Set exercise: Write the data out again, character for character, with no images.

··· Data shown

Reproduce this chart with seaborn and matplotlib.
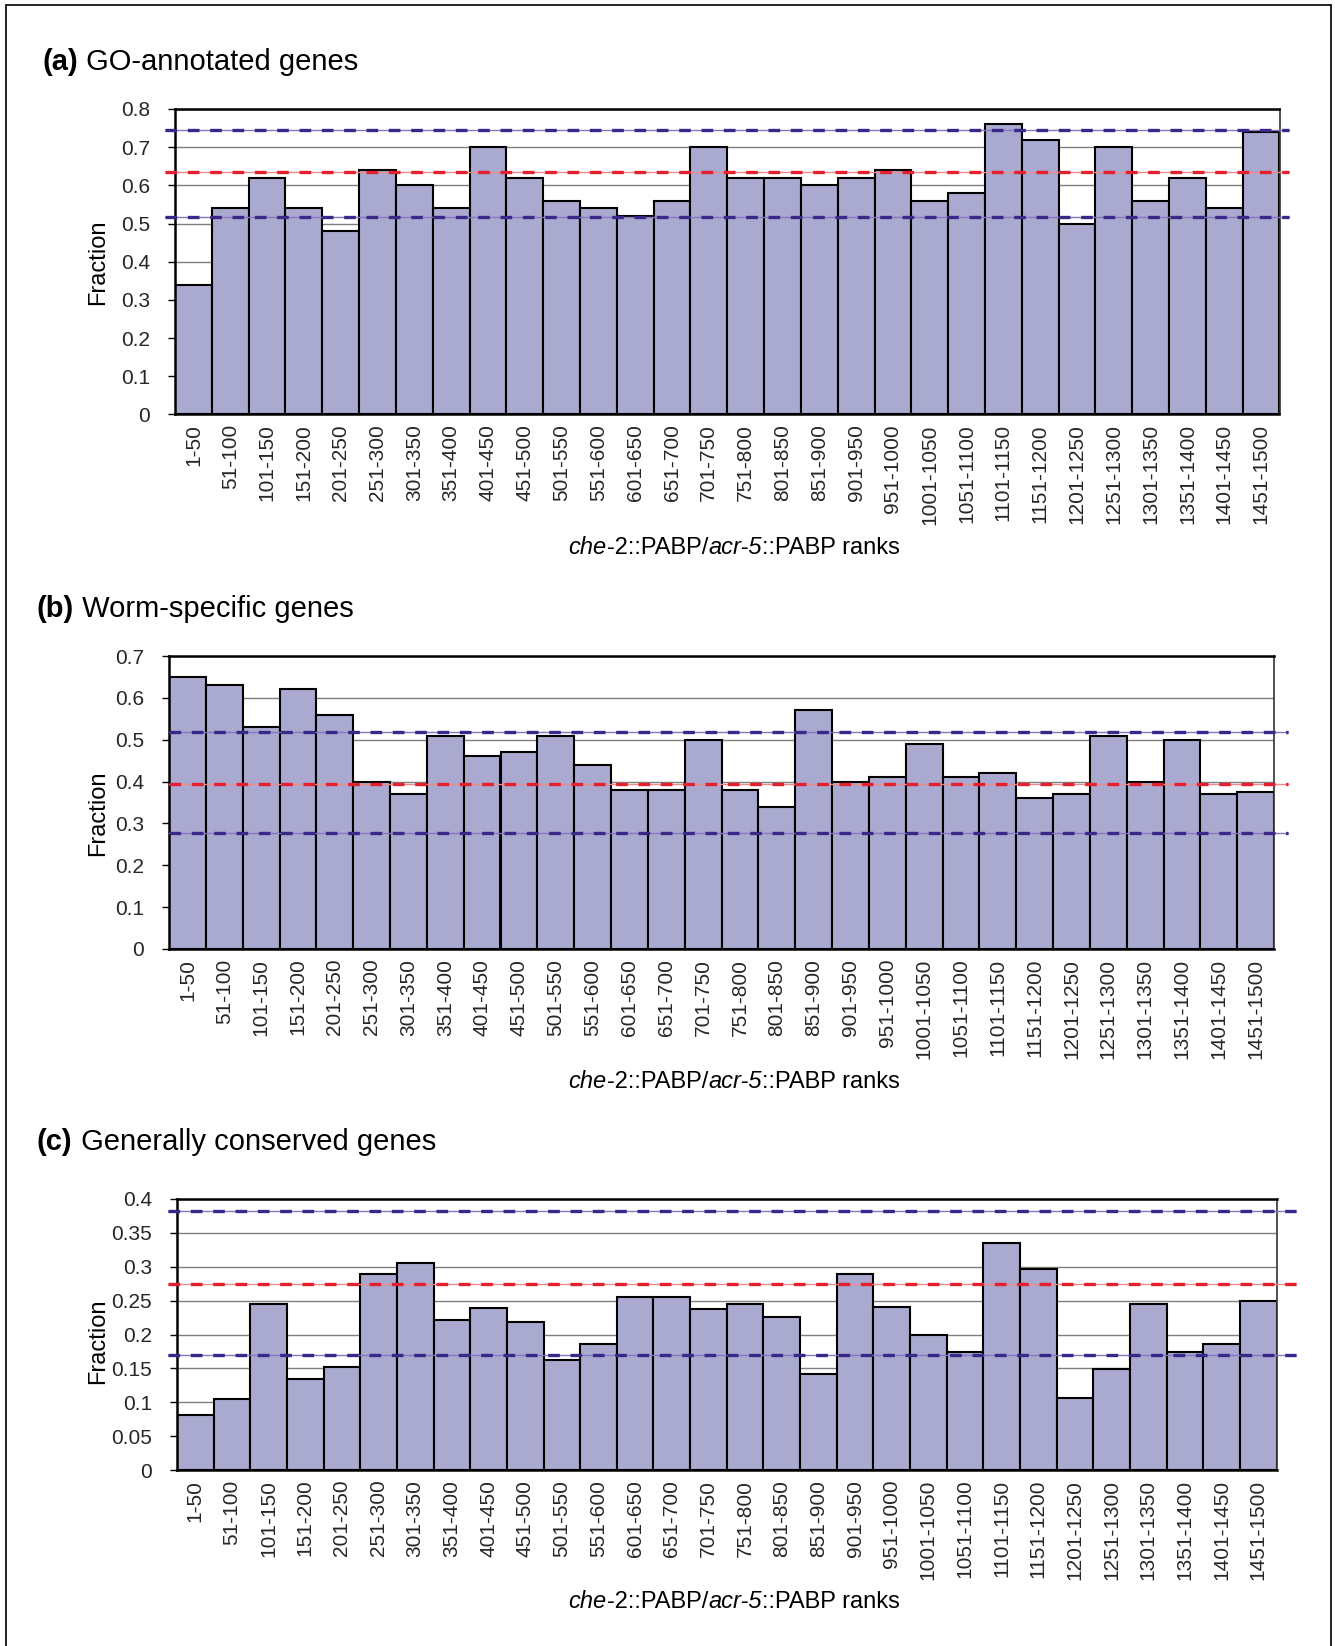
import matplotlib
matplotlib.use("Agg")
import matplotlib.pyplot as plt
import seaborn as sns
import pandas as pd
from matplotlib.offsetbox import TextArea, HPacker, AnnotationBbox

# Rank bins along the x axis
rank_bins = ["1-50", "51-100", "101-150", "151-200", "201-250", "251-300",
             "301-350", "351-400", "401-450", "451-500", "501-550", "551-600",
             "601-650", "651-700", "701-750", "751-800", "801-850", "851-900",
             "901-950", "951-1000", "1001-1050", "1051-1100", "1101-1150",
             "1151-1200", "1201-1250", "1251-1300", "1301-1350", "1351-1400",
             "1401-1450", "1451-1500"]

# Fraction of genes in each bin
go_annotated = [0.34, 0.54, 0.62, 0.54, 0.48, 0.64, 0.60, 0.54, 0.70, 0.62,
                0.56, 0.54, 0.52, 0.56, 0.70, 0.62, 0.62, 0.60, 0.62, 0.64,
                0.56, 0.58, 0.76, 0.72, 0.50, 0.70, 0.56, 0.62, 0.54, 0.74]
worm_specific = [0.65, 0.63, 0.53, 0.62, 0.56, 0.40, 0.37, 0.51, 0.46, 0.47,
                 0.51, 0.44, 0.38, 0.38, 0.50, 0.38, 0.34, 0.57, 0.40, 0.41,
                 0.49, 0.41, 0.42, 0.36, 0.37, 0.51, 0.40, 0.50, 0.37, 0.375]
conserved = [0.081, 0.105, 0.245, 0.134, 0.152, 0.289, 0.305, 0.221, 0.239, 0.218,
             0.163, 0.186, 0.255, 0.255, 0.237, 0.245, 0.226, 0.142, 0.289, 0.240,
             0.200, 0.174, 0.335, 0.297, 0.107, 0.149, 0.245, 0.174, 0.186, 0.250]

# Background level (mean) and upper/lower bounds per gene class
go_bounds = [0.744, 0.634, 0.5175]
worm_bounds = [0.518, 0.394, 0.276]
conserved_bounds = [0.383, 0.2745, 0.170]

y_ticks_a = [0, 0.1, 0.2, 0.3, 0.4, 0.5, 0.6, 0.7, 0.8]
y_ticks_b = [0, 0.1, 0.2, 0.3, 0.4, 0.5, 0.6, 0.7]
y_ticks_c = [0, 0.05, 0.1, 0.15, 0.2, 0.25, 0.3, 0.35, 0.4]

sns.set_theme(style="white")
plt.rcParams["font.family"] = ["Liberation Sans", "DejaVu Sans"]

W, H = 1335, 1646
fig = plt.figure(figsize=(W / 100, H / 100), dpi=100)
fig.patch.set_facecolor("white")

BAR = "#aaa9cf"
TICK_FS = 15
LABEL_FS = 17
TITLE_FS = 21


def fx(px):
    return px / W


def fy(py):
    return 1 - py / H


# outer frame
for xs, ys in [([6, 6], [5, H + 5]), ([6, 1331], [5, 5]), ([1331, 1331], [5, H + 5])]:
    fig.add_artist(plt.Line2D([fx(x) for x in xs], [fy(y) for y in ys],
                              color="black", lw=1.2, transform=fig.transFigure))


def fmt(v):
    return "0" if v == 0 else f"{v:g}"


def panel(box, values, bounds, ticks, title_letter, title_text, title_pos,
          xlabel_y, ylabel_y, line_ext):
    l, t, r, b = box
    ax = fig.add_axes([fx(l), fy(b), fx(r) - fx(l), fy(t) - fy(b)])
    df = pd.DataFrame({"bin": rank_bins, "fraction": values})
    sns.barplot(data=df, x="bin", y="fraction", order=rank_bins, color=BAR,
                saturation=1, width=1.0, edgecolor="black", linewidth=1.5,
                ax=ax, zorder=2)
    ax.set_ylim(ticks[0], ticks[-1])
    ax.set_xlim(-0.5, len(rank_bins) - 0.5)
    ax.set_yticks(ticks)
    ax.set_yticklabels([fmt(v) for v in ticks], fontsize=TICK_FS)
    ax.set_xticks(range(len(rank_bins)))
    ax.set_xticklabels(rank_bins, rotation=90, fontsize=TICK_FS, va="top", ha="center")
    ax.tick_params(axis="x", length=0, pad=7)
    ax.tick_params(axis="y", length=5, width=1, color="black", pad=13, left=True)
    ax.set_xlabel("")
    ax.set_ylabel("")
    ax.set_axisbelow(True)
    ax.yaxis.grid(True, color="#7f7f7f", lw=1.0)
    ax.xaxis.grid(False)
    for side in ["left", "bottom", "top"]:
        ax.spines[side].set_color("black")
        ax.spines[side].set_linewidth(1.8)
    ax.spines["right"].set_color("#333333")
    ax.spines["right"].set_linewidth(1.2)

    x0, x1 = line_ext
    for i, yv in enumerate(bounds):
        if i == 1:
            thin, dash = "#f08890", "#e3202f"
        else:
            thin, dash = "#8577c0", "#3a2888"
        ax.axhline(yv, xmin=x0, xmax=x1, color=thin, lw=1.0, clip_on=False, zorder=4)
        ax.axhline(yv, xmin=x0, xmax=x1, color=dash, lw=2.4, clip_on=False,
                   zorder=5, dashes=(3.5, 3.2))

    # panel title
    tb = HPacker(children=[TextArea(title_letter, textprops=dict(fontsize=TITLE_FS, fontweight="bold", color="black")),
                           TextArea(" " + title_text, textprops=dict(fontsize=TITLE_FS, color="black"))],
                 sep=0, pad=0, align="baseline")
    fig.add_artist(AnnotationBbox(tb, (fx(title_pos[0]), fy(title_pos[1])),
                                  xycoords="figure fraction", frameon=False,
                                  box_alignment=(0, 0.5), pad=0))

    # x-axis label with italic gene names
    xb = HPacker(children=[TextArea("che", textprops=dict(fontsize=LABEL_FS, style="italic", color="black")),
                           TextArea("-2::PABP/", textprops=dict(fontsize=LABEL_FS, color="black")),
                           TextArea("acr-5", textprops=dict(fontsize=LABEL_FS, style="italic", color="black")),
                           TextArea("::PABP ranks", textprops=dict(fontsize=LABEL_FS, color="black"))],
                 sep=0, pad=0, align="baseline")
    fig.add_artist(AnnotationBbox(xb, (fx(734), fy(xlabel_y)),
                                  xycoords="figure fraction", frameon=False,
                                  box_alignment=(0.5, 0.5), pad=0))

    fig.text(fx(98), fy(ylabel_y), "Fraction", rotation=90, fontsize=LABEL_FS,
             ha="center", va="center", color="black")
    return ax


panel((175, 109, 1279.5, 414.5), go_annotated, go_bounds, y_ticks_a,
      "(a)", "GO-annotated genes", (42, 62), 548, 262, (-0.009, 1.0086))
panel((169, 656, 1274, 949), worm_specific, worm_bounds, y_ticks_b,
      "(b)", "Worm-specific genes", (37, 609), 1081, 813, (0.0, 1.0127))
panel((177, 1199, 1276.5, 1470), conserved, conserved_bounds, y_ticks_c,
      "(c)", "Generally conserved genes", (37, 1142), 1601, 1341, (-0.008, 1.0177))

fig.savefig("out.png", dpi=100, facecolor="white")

······

Task response:
Reproduce this chart with seaborn and matplotlib.
import matplotlib
matplotlib.use("Agg")
import matplotlib.pyplot as plt
import seaborn as sns
import pandas as pd
from matplotlib.offsetbox import TextArea, HPacker, AnnotationBbox

# Rank bins along the x axis
rank_bins = ["1-50", "51-100", "101-150", "151-200", "201-250", "251-300",
             "301-350", "351-400", "401-450", "451-500", "501-550", "551-600",
             "601-650", "651-700", "701-750", "751-800", "801-850", "851-900",
             "901-950", "951-1000", "1001-1050", "1051-1100", "1101-1150",
             "1151-1200", "1201-1250", "1251-1300", "1301-1350", "1351-1400",
             "1401-1450", "1451-1500"]

# Fraction of genes in each bin
go_annotated = [0.34, 0.54, 0.62, 0.54, 0.48, 0.64, 0.60, 0.54, 0.70, 0.62,
                0.56, 0.54, 0.52, 0.56, 0.70, 0.62, 0.62, 0.60, 0.62, 0.64,
                0.56, 0.58, 0.76, 0.72, 0.50, 0.70, 0.56, 0.62, 0.54, 0.74]
worm_specific = [0.65, 0.63, 0.53, 0.62, 0.56, 0.40, 0.37, 0.51, 0.46, 0.47,
                 0.51, 0.44, 0.38, 0.38, 0.50, 0.38, 0.34, 0.57, 0.40, 0.41,
                 0.49, 0.41, 0.42, 0.36, 0.37, 0.51, 0.40, 0.50, 0.37, 0.375]
conserved = [0.081, 0.105, 0.245, 0.134, 0.152, 0.289, 0.305, 0.221, 0.239, 0.218,
             0.163, 0.186, 0.255, 0.255, 0.237, 0.245, 0.226, 0.142, 0.289, 0.240,
             0.200, 0.174, 0.335, 0.297, 0.107, 0.149, 0.245, 0.174, 0.186, 0.250]

# Background level (mean) and upper/lower bounds per gene class
go_bounds = [0.744, 0.634, 0.5175]
worm_bounds = [0.518, 0.394, 0.276]
conserved_bounds = [0.383, 0.2745, 0.170]

y_ticks_a = [0, 0.1, 0.2, 0.3, 0.4, 0.5, 0.6, 0.7, 0.8]
y_ticks_b = [0, 0.1, 0.2, 0.3, 0.4, 0.5, 0.6, 0.7]
y_ticks_c = [0, 0.05, 0.1, 0.15, 0.2, 0.25, 0.3, 0.35, 0.4]

sns.set_theme(style="white")
plt.rcParams["font.family"] = ["Liberation Sans", "DejaVu Sans"]

W, H = 1335, 1646
fig = plt.figure(figsize=(W / 100, H / 100), dpi=100)
fig.patch.set_facecolor("white")

BAR = "#aaa9cf"
TICK_FS = 15
LABEL_FS = 17
TITLE_FS = 21


def fx(px):
    return px / W


def fy(py):
    return 1 - py / H


# outer frame
for xs, ys in [([6, 6], [5, H + 5]), ([6, 1331], [5, 5]), ([1331, 1331], [5, H + 5])]:
    fig.add_artist(plt.Line2D([fx(x) for x in xs], [fy(y) for y in ys],
                              color="black", lw=1.2, transform=fig.transFigure))


def fmt(v):
    return "0" if v == 0 else f"{v:g}"


def panel(box, values, bounds, ticks, title_letter, title_text, title_pos,
          xlabel_y, ylabel_y, line_ext):
    l, t, r, b = box
    ax = fig.add_axes([fx(l), fy(b), fx(r) - fx(l), fy(t) - fy(b)])
    df = pd.DataFrame({"bin": rank_bins, "fraction": values})
    sns.barplot(data=df, x="bin", y="fraction", order=rank_bins, color=BAR,
                saturation=1, width=1.0, edgecolor="black", linewidth=1.5,
                ax=ax, zorder=2)
    ax.set_ylim(ticks[0], ticks[-1])
    ax.set_xlim(-0.5, len(rank_bins) - 0.5)
    ax.set_yticks(ticks)
    ax.set_yticklabels([fmt(v) for v in ticks], fontsize=TICK_FS)
    ax.set_xticks(range(len(rank_bins)))
    ax.set_xticklabels(rank_bins, rotation=90, fontsize=TICK_FS, va="top", ha="center")
    ax.tick_params(axis="x", length=0, pad=7)
    ax.tick_params(axis="y", length=5, width=1, color="black", pad=13, left=True)
    ax.set_xlabel("")
    ax.set_ylabel("")
    ax.set_axisbelow(True)
    ax.yaxis.grid(True, color="#7f7f7f", lw=1.0)
    ax.xaxis.grid(False)
    for side in ["left", "bottom", "top"]:
        ax.spines[side].set_color("black")
        ax.spines[side].set_linewidth(1.8)
    ax.spines["right"].set_color("#333333")
    ax.spines["right"].set_linewidth(1.2)

    x0, x1 = line_ext
    for i, yv in enumerate(bounds):
        if i == 1:
            thin, dash = "#f08890", "#e3202f"
        else:
            thin, dash = "#8577c0", "#3a2888"
        ax.axhline(yv, xmin=x0, xmax=x1, color=thin, lw=1.0, clip_on=False, zorder=4)
        ax.axhline(yv, xmin=x0, xmax=x1, color=dash, lw=2.4, clip_on=False,
                   zorder=5, dashes=(3.5, 3.2))

    # panel title
    tb = HPacker(children=[TextArea(title_letter, textprops=dict(fontsize=TITLE_FS, fontweight="bold", color="black")),
                           TextArea(" " + title_text, textprops=dict(fontsize=TITLE_FS, color="black"))],
                 sep=0, pad=0, align="baseline")
    fig.add_artist(AnnotationBbox(tb, (fx(title_pos[0]), fy(title_pos[1])),
                                  xycoords="figure fraction", frameon=False,
                                  box_alignment=(0, 0.5), pad=0))

    # x-axis label with italic gene names
    xb = HPacker(children=[TextArea("che", textprops=dict(fontsize=LABEL_FS, style="italic", color="black")),
                           TextArea("-2::PABP/", textprops=dict(fontsize=LABEL_FS, color="black")),
                           TextArea("acr-5", textprops=dict(fontsize=LABEL_FS, style="italic", color="black")),
                           TextArea("::PABP ranks", textprops=dict(fontsize=LABEL_FS, color="black"))],
                 sep=0, pad=0, align="baseline")
    fig.add_artist(AnnotationBbox(xb, (fx(734), fy(xlabel_y)),
                                  xycoords="figure fraction", frameon=False,
                                  box_alignment=(0.5, 0.5), pad=0))

    fig.text(fx(98), fy(ylabel_y), "Fraction", rotation=90, fontsize=LABEL_FS,
             ha="center", va="center", color="black")
    return ax


panel((175, 109, 1279.5, 414.5), go_annotated, go_bounds, y_ticks_a,
      "(a)", "GO-annotated genes", (42, 62), 548, 262, (-0.009, 1.0086))
panel((169, 656, 1274, 949), worm_specific, worm_bounds, y_ticks_b,
      "(b)", "Worm-specific genes", (37, 609), 1081, 813, (0.0, 1.0127))
panel((177, 1199, 1276.5, 1470), conserved, conserved_bounds, y_ticks_c,
      "(c)", "Generally conserved genes", (37, 1142), 1601, 1341, (-0.008, 1.0177))

fig.savefig("out.png", dpi=100, facecolor="white")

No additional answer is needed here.